In calling for a new “national mission” to achieve energy independence during his Oval Office address last week, President Obama was clearly seeking inspiration from his predecessors, a number of whom actually achieved the big technological goals they’d pursued. At various inflection points in the nation’s history, presidents managed to cross the country with a unified rail line, developed the powerful bombs in the Manhattan Project that ended World War Two, and sent men and returned them safely from the moon with the Apollo program.
In pursuit of energy independence, President Obama has described many steps to make the transition to a clean energy economy, but never specified a timetable or a deadline. There’s a reason for that, as Jon Stewart astutely pointed out this week on The Daily Show. Seven presidents before Obama, starting with Richard Nixon, had done just that and came up with zilch.
It’s not that he isn’t trying. To his credit, President Obama has acted on his election promise to change the rules of the oil game, and to begin responding to the worst of its economic and environmental consequences, including climate change.
In February 2009 he signed the American Recovery and Reinvestment Act, which invests over $100 billion in clean energy equipment, practices, and transit. In September 2009 the president called on the world to cut greenhouse gas emissions during a speech at the United Nations and was one of the heads of state at the G20 economic summit in Pittsburgh, which issued a formal declaration to eliminate subsidies for fossil fuel.
Two months ago, the administration issued new fuel mileage and carbon emissions standards for cars and light trucks that will take effect in 2012 and over the first five years reduce oil use by 1.8 billion barrels, says the E.P.A., and cut greenhouse gas emissions by 900 million tons. And last month the president ordered up similar new efficiency and emissions reductions standards for heavy trucks.
Then came the BP Gulf catastrophe, now in its 60th day, which has turned the nation’s attention to all of the dimensions of what Obama and other presidents have called an “addiction” to oil, but which can also be accurately described as America’s steadfast devotion.
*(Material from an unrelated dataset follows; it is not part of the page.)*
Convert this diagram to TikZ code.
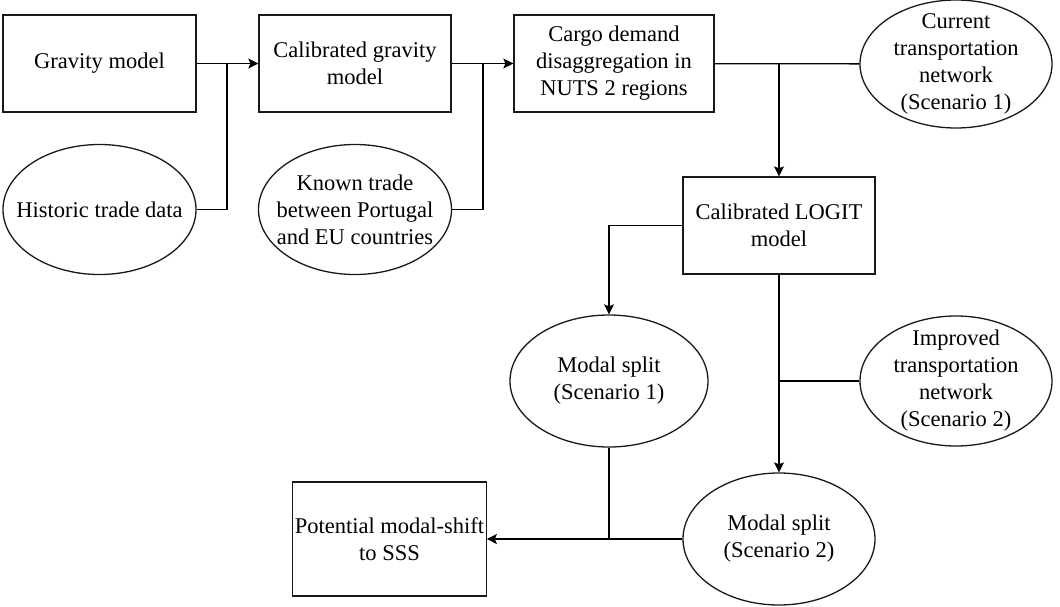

Obama knows that actually producing more energy at home than America imports, and making good on the greenhouse gas reducing commitments the president made last year in the Copenhagen Accord, takes another level of engagement. It means opening a new era of political partnership in Washington and pursuing much more aggressive designs for non-polluting and energy efficient economic growth.
The problem is that America is in a place it’s rarely encountered, which is stuck. Some 24 million gallons of oil – the government’s latest estimate – is gushing every 10 days from a hole at the bottom of the Gulf. The president is unable to summon the technical skills needed to plug the leak. Instead he’s using legal and policy tools available to him to begin rebuilding the Minerals Management Service, promised more rigorous oversight of deep water drilling, and convinced BP on Wednesday to set aside $20 billion in a precedent-setting disaster restoration fund.
Decent responses as far as they can go. But not to the president’s opponents. Fox News commentators mounted a national right wing broadcast chorus to defend the oil industry and accuse the president of “demonizing” BP. The next day, in an instance as revealing as it was enraging, Representative Joe Barton of Texas, a senior lawmaker who receives more oil industry donations than any other House member, appeared at an oversight hearing on the spill to apologize to BP’s chairman for the president’s action in creating the restoration fund, which he called a “shakedown.”
Never has the United States sustained such a large oil disaster. Never have so many biologically rich coastal estuaries been in the path of so much oil. Never has the United States been so unprepared to respond to a manmade calamity that is producing so much damage to the people, the economy, and the environment of so many states. Never has the U.S. imported more of its oil or been further from achieving energy independence. Representative Barton’s apology, like so many other moments since the Deepwater Horizon exploded on April 20, illustrated just how grueling the last decades of the Age of Oil will be.